Firstly, tennis is never played or practiced in the open desert. Tennis is also a very classy sport for the dubstep mix produced by Money Mark. Roger Federer is the least ironic thing in the frame, being one of the most renowned tennis players of all time. That being said, the end product is wonderful. Roger is immediately recognizable for anyone in tennis, grabbing interest the second he comes into frame. The soundtrack is built slowly from Roger hitting tennis balls and creating a variety of different sounds.
From there, the edit becomes technically challenging and impressive as the shots line up and build with the music. At one point, it just becomes bizarre as Roger plugs his racket in like a guitar and continues playing. Ultimately, Wilson is trying to sell rackets, and the emphasis on how the racket expands and allows him to further “play his heart out” sells the concept that this new racket will change your game in an emotional, novel, and cool way.
This Reebok ad is a great showcase of just a few in-camera and post-production effects that can elevate a piece miles above what straight footage could sell emotionally. First, let’s address the first lateral shot of the shoe. Not only do we see a wonderfully lit, well-framed shot of the new shoe for the first time at about 22 seconds in, but everything about that shot draws your attention and sells the idea that this shoe is the most epic thing in the film.
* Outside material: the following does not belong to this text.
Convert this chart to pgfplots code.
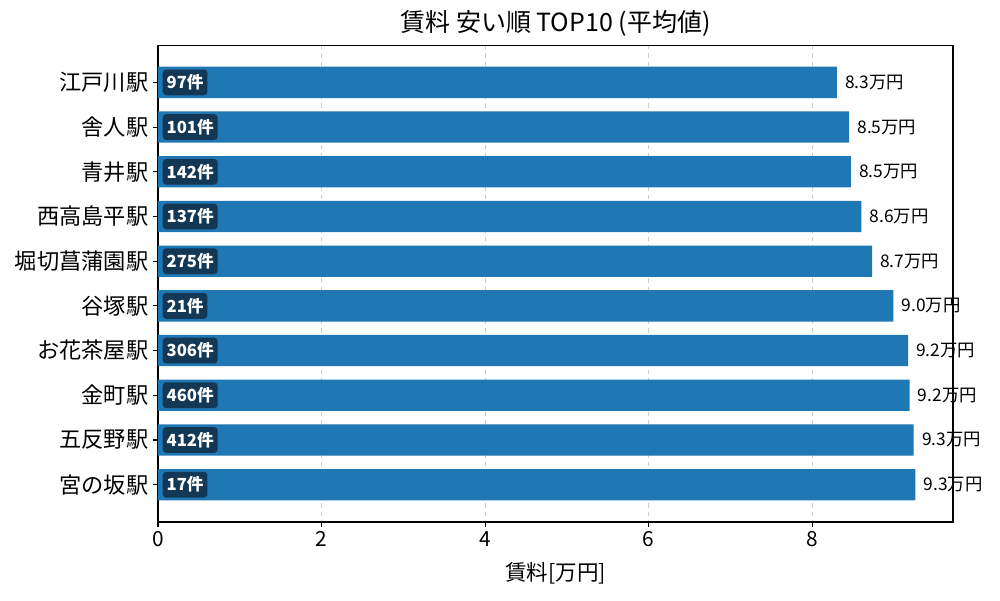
\documentclass[border=0pt]{standalone}
\usepackage{fontspec}
\setmainfont{Noto Sans CJK JP}
\usepackage{pgfplots}
\usepackage{pgfplotstable}
\pgfplotsset{compat=1.18}
\definecolor{barblue}{RGB}{31,119,180}
\definecolor{badge}{RGB}{18,56,86}
\definecolor{gridgray}{RGB}{204,204,204}
\pgfplotstableread[col sep=comma]{
y,val,lab,cnt
0,8.30,8.3万円,97件
1,8.45,8.5万円,101件
2,8.47,8.5万円,142件
3,8.60,8.6万円,137件
4,8.73,8.7万円,275件
5,8.99,9.0万円,21件
6,9.17,9.2万円,306件
7,9.19,9.2万円,460件
8,9.24,9.3万円,412件
9,9.26,9.3万円,17件
}\datatable
\begin{document}
\begin{tikzpicture}
\begin{axis}[
  at={(0,0)}, anchor=south west,
  scale only axis,
  width=572.4pt, height=343.4pt,
  xmin=0, xmax=9.72,
  ymin=-0.835, ymax=9.835,
  y dir=reverse,
  ytick={0,...,9},
  yticklabels={江戸川駅,舎人駅,青井駅,西高島平駅,堀切菖蒲園駅,谷塚駅,お花茶屋駅,金町駅,五反野駅,宮の坂駅},
  xtick={0,2,4,6,8},
  tick align=outside,
  tick pos=left,
  major tick length=3.5pt,
  every tick/.style={black, line width=0.8pt},
  axis line style={black, line width=0.8pt},
  /pgf/number format/assume math mode=true,
  xticklabel style={font=\fontsize{15}{18}\selectfont},
  yticklabel style={font=\fontsize{16}{19}\selectfont},
  xmajorgrids,
  major grid style={gridgray, dashed, line width=0.8pt},
  axis on top=false,
  title={賃料 安い順 TOP10 (平均値)},
  title style={font=\fontsize{18}{21}\selectfont, yshift=-3pt},
  xlabel={賃料[万円]},
  xlabel style={font=\fontsize{15.5}{18}\selectfont, yshift=-4pt},
  clip=false,
]
\addplot[xbar, bar width=0.7, fill=barblue, draw=none,
  nodes near coords, point meta=explicit symbolic,
  nodes near coords style={anchor=west, inner sep=0pt, xshift=5.8pt, font=\fontsize{12.5}{14}\selectfont, text=black}]
  table[x=val, y=y, meta=lab] {\datatable};
\addplot[draw=none, mark=none,
  nodes near coords, point meta=explicit symbolic,
  nodes near coords style={anchor=west, xshift=3.2pt, fill=badge, text=white, rounded corners=2.5pt,
    inner xsep=2.8pt, inner ysep=3.6pt, font=\fontsize{12}{14}\selectfont\bfseries}]
  table[x expr=0, y=y, meta=cnt] {\datatable};
\end{axis}
\path[use as bounding box] (-113.76pt,-56.16pt) rectangle (606.24pt,375.84pt);
\end{tikzpicture}
\end{document}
The sound effects ramp up as the frame has a slight shake, and then VFX debris and rubble on the ground begins to rise and emanate with the same power coming from the shoe. From there, we see the players on the court begin doing this little weird dance that’s just silly and lighthearted, yet keeps the same intensity in the shots, sound, and color grade.
This contrast between the serious power of the shoe and what it does to those who wear it conveys exactly what Reebok wants you to feel when you don their shoes. Reebok wearers are powerful, strong, and active, as well as a part of a community, able to influence that community. In addition, they’re lighthearted and silly, which allows them to enjoy life and sport with their friends. That’s a beautiful life to live, and if you like the shoe, you just might buy it to feel those emotions every time you lace up.
4. Under Armour
This Under Armour commercial is targeted at people who resonate with hard work, those who are striving to achieve something great with the work they put in physically. From the start, the voiceover appeals to athletes who know the pain and strain of working out: “Listen, you’re more than your successes. You’re more than your failures. You’re the work.” As far as sports brands go, this is a strong statement.
These opening lines have great emphasis placed on them as the only sonic element in the first 10 seconds. These words are the message that Under Armour wants to share. They want athletes to feel and truly believe that the work they put in is not an achievement contingent only on their success or failure on the field. Regardless of the outcome of the work, you are a product of the work you’ve put in, and that’s something to be proud of. The ad sells this concept in a couple of ways, technically.
First, you’re seeing a lot of athletes you don’t know in frame. This is a psychological trick that allows you to see yourself as the hero of the piece. But then you see great athletes like Michael Phelps in the same exhausted condition, with the same color grading and sounds of exhaustion.
Now you feel as though you can see yourself putting in the work that Michael does, alongside him, both exhausted, drained, and making progress. The lack of additional sound draws the viewer in even further to really hear and process the words being said, allowing the ideas to sink in and change the individual.